Hi guys. I hope it's okay to post this.

We are trying to help an 11 yr old little boy with no legs. We are donating a motorized wheelchair for him but are trying to raise the money to ship it to him. It's in Branson and it has to go to WV. We have set up a fundraiser for donations so if anyone could donate even just $10 it would be a big help. You can get more info or donate at http://www.fundable.com/groupactions/gr ... 6849292595

Thanks so much.
Stephanie


----------



## HedgeMom (Nov 7, 2008)

Monday morning contact ABF freight in Arkansas. They are very civic minded and may be able to help. 

Also contact UPS main office (NOT the terminals); they may help too.


----------



## sopo (May 28, 2009)

Thanks for the tips. My mom did contact some of these people. Right now, no one wants to or can help much it seems. UPS wanted over $1000 to ship it and $400 just to crate it. We have FedEx headquarters in town but from past experience, I knew they wouldn't help with anything. Not sure which freight carrier she called but am thinking it was ABF as she is going to have to take the chair to AR to get it picked up. They were nice and were going to knock $15 off the price. 
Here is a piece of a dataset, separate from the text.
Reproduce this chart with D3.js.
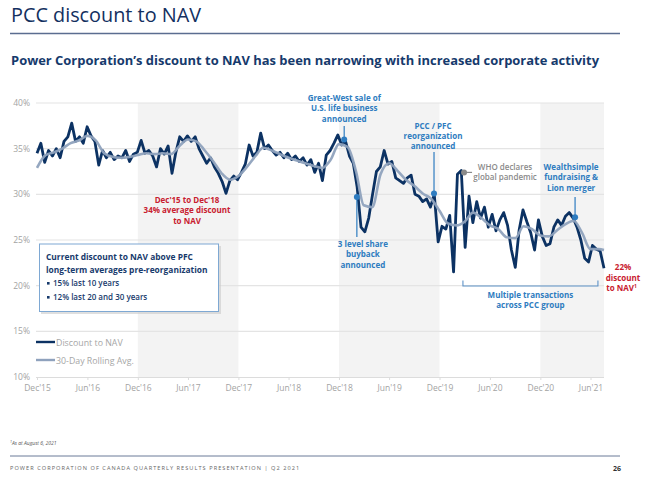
<!DOCTYPE html>
<html><head><meta charset="utf-8">
<script src="https://cdn.jsdelivr.net/npm/d3@7/dist/d3.min.js"></script>
<style>
body{margin:0;background:#fff;}
svg{display:block;font-family:"Open Sans",sans-serif;}
</style></head><body>
<svg id="c" width="659" height="477"></svg>
<script>
// ---- data ----
const discountStart = "2015-12-01";
const discountStepDays = 14;
const discountValues = [34.5,35.6,33.5,34.8,34.2,35.0,34.0,35.8,36.3,37.8,35.8,36.3,35.6,37.4,36.4,35.8,33.2,34.8,34.0,34.6,
33.8,34.2,34.0,34.8,33.6,34.4,34.6,35.9,34.5,34.8,34.2,33.0,35.0,34.4,35.3,32.3,34.6,36.3,35.8,36.4,
35.8,36.3,35.0,34.2,33.4,34.0,33.0,32.3,31.4,30.1,31.5,32.0,31.6,32.4,33.3,35.4,34.2,34.6,36.7,35.0,
35.4,34.8,34.3,34.6,34.0,34.5,33.8,34.2,33.6,34.0,33.2,33.8,32.4,33.4,31.5,34.3,34.8,35.6,36.5,35.4,
35.8,34.2,33.4,30.8,26.4,25.9,27.4,30.0,32.5,33.0,34.8,33.3,33.6,31.8,31.5,31.2,31.8,32.1,30.0,29.8,
29.2,29.5,28.6,30.0,24.8,26.5,26.2,27.7,21.5,32.2,32.6,24.2,29.8,26.9,29.2,27.4,28.6,26.4,27.8,26.0,
27.2,28.0,26.6,23.9,22.0,26.1,28.3,27.0,25.8,23.9,27.2,25.4,24.4,24.6,26.4,27.2,26.6,27.6,28.0,27.4,
26.4,25.0,23.0,22.6,24.4,24.0,23.8,21.9];
const rollingStart = "2015-12-01";
const rollingValues = [32.9,34.3,34.6,35.0,35.6,35.9,36.4,35.9,34.5,34.1,34.0,34.1,34.3,34.5,34.4,34.5,34.4,35.3,36.0,35.8,
34.8,33.6,32.3,31.6,32.0,33.0,34.2,35.1,34.8,34.4,34.0,33.7,33.4,33.1,32.9,33.8,35.5,35.2,32.5,28.8,
28.6,32.2,33.4,32.6,31.6,30.9,30.1,29.5,28.2,26.8,26.6,27.0,28.0,27.4,26.6,26.2,25.3,25.2,26.5,26.2,
25.5,25.4,26.1,26.7,27.1,25.8,24.0,24.0];
const rollingLast = ["2021-07-20", 23.9];
const yTicks = [10,15,20,25,30,35,40];
const xTickDates = ["2015-12-01","2016-06-01","2016-12-01","2017-06-01","2017-12-01","2018-06-01","2018-12-01","2019-06-01","2019-12-01","2020-06-01","2020-12-01","2021-06-01"];
const xTickLabels = ["Dec'15","Jun'16","Dec'16","Jun'17","Dec'17","Jun'18","Dec'18","Jun'19","Dec'19","Jun'20","Dec'20","Jun'21"];
const shadedBands = [["2016-12-01","2017-12-01"],["2018-12-01","2019-12-01"],["2020-12-01","2021-07-20"]];
const eventDates = ["2018-12-20","2019-02-04","2019-11-11","2020-02-28","2021-04-06"];
const eventValues = [36.0, 29.7, 30.1, 32.4, 27.5];
const eventLabels = [
  ["Great-West sale of","U.S. life business","announced"],
  ["3 level share","buyback","announced"],
  ["PCC / PFC","reorganization","announced"],
  ["WHO declares","global pandemic"],
  ["Wealthsimple","fundraising &","Lion merger"]
];
const rangeNoteDates = ["2020-02-24","2021-06-28"];
const rangeNoteLabel = ["Multiple transactions","across PCC group"];
const periodNote = ["Dec'15 to Dec'18","34% average discount","to NAV"];
const currentNote = ["22%","discount","to NAV"];
const legendItems = ["Discount to NAV","30-Day Rolling Avg."];
const boxLines = ["Current discount to NAV above PFC","long-term averages pre-reorganization"];
const boxBullets = ["15% last 10 years","12% last 20 and 30 years"];

// ---- layout (not data) ----
const eventLayout = [
  {color:"#2e7cc0", lineTo:126, textX:0, textY:101, weight:700},
  {color:"#2e7cc0", lineTo:237, textX:6, textY:247, weight:700},
  {color:"#2e7cc0", lineTo:152, textX:-1, textY:128.5, weight:700},
  {color:"#8a8a8a", lineToX:8, textX:41, textY:170, weight:600},
  {color:"#2e7cc0", lineTo:197, textX:-4, textY:170, weight:700}
];

// ---- build ----
const parse = d3.utcParse("%Y-%m-%d");
const t0 = parse(discountStart);
const discount = discountValues.map((v,i)=>({date:d3.utcDay.offset(t0,i*discountStepDays), value:v}));
const r0 = parse(rollingStart);
const rolling = rollingValues.map((v,i)=>({date:d3.utcMonth.offset(r0,i), value:v}));
rolling.push({date:parse(rollingLast[0]), value:rollingLast[1]});

const svg = d3.select("#c");
const navy="#0c3263", light="#8fa2bd", red="#c8202f", grey="#a3a3a3";
const x = d3.scaleUtc().domain([parse("2015-12-01"), parse("2021-07-20")]).range([37,604]);
const y = d3.scaleLinear().domain([10,40]).range([377,103]);

// header
svg.append("text").attr("x",11).attr("y",22).attr("fill","#13305f").attr("font-size",20).attr("font-weight",500)
  .attr("textLength",190).attr("lengthAdjust","spacingAndGlyphs").text("PCC discount to NAV");
svg.append("line").attr("x1",10).attr("x2",620).attr("y1",33.5).attr("y2",33.5).attr("stroke","#5b6d90").attr("stroke-width",1.5);
svg.append("text").attr("x",11).attr("y",64.5).attr("fill","#163a6c").attr("font-size",13).attr("font-weight",700)
  .attr("textLength",588).attr("lengthAdjust","spacingAndGlyphs")
  .text("Power Corporation’s discount to NAV has been narrowing with increased corporate activity");

// shaded bands
svg.append("g").selectAll("rect").data(shadedBands).join("rect")
  .attr("x",d=>x(parse(d[0]))).attr("width",d=>x(parse(d[1]))-x(parse(d[0])))
  .attr("y",y(40)).attr("height",y(10)-y(40)).attr("fill","#f3f3f3");

// grid
svg.append("g").selectAll("line").data(yTicks.slice(1)).join("line")
  .attr("x1",36).attr("x2",604).attr("y1",d=>y(d)).attr("y2",d=>y(d))
  .attr("stroke","#e4e4e4").attr("stroke-width",1.2);

// y axis labels
svg.append("g").selectAll("text").data(yTicks).join("text")
  .attr("x",30).attr("y",d=>y(d)+3).attr("text-anchor","end")
  .attr("font-size",8.5).attr("fill",grey).text(d=>d+"%");

// x axis
const xa = svg.append("g").attr("transform",`translate(0,${y(10)})`)
  .call(d3.axisBottom(x).tickValues(xTickDates.map(parse)).tickFormat((d,i)=>xTickLabels[i]).tickSize(3).tickPadding(5));
xa.select(".domain").attr("stroke","#dcdcdc").attr("d",`M36,0.5H604`);
xa.selectAll(".tick line").attr("stroke","#dcdcdc");
xa.selectAll(".tick text").attr("fill",grey).attr("font-size",8.5).attr("font-family","Open Sans");

// lines
const line = d3.line().x(d=>x(d.date)).y(d=>y(d.value));
svg.append("path").datum(discount).attr("d",line).attr("fill","none").attr("stroke",navy).attr("stroke-width",2.8).attr("stroke-linejoin","round");
svg.append("path").datum(rolling).attr("d",line.curve(d3.curveMonotoneX)).attr("fill","none").attr("stroke",light).attr("stroke-width",2.6).attr("opacity",0.95);

// events
eventDates.forEach((dstr,k)=>{
  const L=eventLayout[k], ex=x(parse(dstr)), ey=y(eventValues[k]);
  const g=svg.append("g").attr("fill",L.color);
  if(L.lineToX!==undefined){
    g.append("line").attr("x1",ex).attr("x2",ex+L.lineToX).attr("y1",ey).attr("y2",ey).attr("stroke",L.color).attr("stroke-width",1.2);
  } else {
    g.append("line").attr("x1",ex).attr("x2",ex).attr("y1",ey).attr("y2",L.lineTo).attr("stroke",L.color).attr("stroke-width",1.2);
  }
  g.append("circle").attr("cx",ex).attr("cy",ey).attr("r",3).attr("fill",L.color);
  eventLabels[k].forEach((l,i)=>g.append("text").attr("x",ex+L.textX).attr("y",L.textY+i*10.3)
    .attr("text-anchor","middle").attr("font-size",8).attr("font-weight",L.weight).text(l));
});

// red annotations
const redA = svg.append("g").attr("fill",red).attr("font-size",8).attr("font-weight",700).attr("text-anchor","middle");
periodNote.forEach((l,i)=>redA.append("text").attr("x",187).attr("y",203+i*10.3).text(l));
const redB = svg.append("g").attr("fill",red).attr("font-size",8).attr("font-weight",700).attr("text-anchor","middle");
currentNote.forEach((l,i)=>{
  const t=redB.append("text").attr("x",i===2?621.5:623).attr("y",270+i*10.5).text(l);
  if(i===2) t.append("tspan").attr("font-size",5).attr("dy",-3).text("1");
});

// bracket
const bx1=x(parse(rangeNoteDates[0])), bx2=x(parse(rangeNoteDates[1])), by=286;
svg.append("path").attr("d",`M${bx1},${by-5.5}V${by}H${bx2}V${by-5.5}`).attr("fill","none").attr("stroke","#5f93c8").attr("stroke-width",1.1);
const mt=svg.append("g").attr("fill","#2e7cc0").attr("font-size",8).attr("font-weight",700).attr("text-anchor","middle");
rangeNoteLabel.forEach((l,i)=>mt.append("text").attr("x",(bx1+bx2)/2).attr("y",298+i*10.3).text(l));

// box
svg.append("rect").attr("x",41).attr("y",246).attr("width",180).attr("height",68).attr("fill","#c9c9c9").attr("opacity",0.6);
svg.append("rect").attr("x",39.5).attr("y",244).attr("width",179).attr("height",67.5).attr("fill","#fff").attr("stroke","#7ea8d3").attr("stroke-width",1);
const bt=svg.append("g").attr("fill","#173a6c").attr("font-size",8.4).attr("font-weight",700);
boxLines.forEach((l,i)=>bt.append("text").attr("x",46).attr("y",260+i*13.3).text(l));
boxBullets.forEach((l,i)=>{
  bt.append("rect").attr("x",47).attr("y",282+i*14).attr("width",2.6).attr("height",2.6).attr("fill","#173a6c");
  bt.append("text").attr("x",53).attr("y",285.5+i*14).attr("font-size",8).attr("font-weight",600).text(l);
});

// legend
const lg=svg.append("g");
legendItems.forEach((l,i)=>{
  const ly=342+i*18;
  lg.append("line").attr("x1",36).attr("x2",55).attr("y1",ly).attr("y2",ly).attr("stroke",i?light:navy).attr("stroke-width",2.4);
  lg.append("text").attr("x",56).attr("y",ly+3.5).attr("font-size",8.8).attr("fill","#a6a6a6").text(l);
});

// footer
const fn=svg.append("text").attr("x",10).attr("y",445).attr("font-size",5).attr("font-style","italic").attr("fill","#555");
fn.append("tspan").attr("font-size",3.5).attr("dy",-2).text("1");
fn.append("tspan").attr("dy",2).text("As at August 6, 2021");
svg.append("line").attr("x1",10).attr("x2",620).attr("y1",456).attr("y2",456).attr("stroke","#6b7b98").attr("stroke-width",1);
svg.append("text").attr("x",10).attr("y",470).attr("font-size",5.6).attr("letter-spacing",1.05).attr("fill","#666").text("POWER CORPORATION OF CANADA QUARTERLY RESULTS PRESENTATION | Q2 2021");
svg.append("text").attr("x",613).attr("y",470.5).attr("font-size",7).attr("font-weight",700).attr("fill","#333").text("26");
</script></body></html>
Thank you all - we have met the goal and shipping has been covered. Plans are to ship the chair this week.  We'll be calling the freight office Monday to set it up and hopefully, by end of week, this boy will have his chair. 

Stephanie


----------



## silvercat (Oct 24, 2008)

You've already covered the shipping but an idea for the future. Often times if you call a moving company (a LARGE one) if they have extra room on the truck they'll slip something on.


----------



## shetland (Sep 2, 2008)

Bless you for helping this child to be more independent.


----------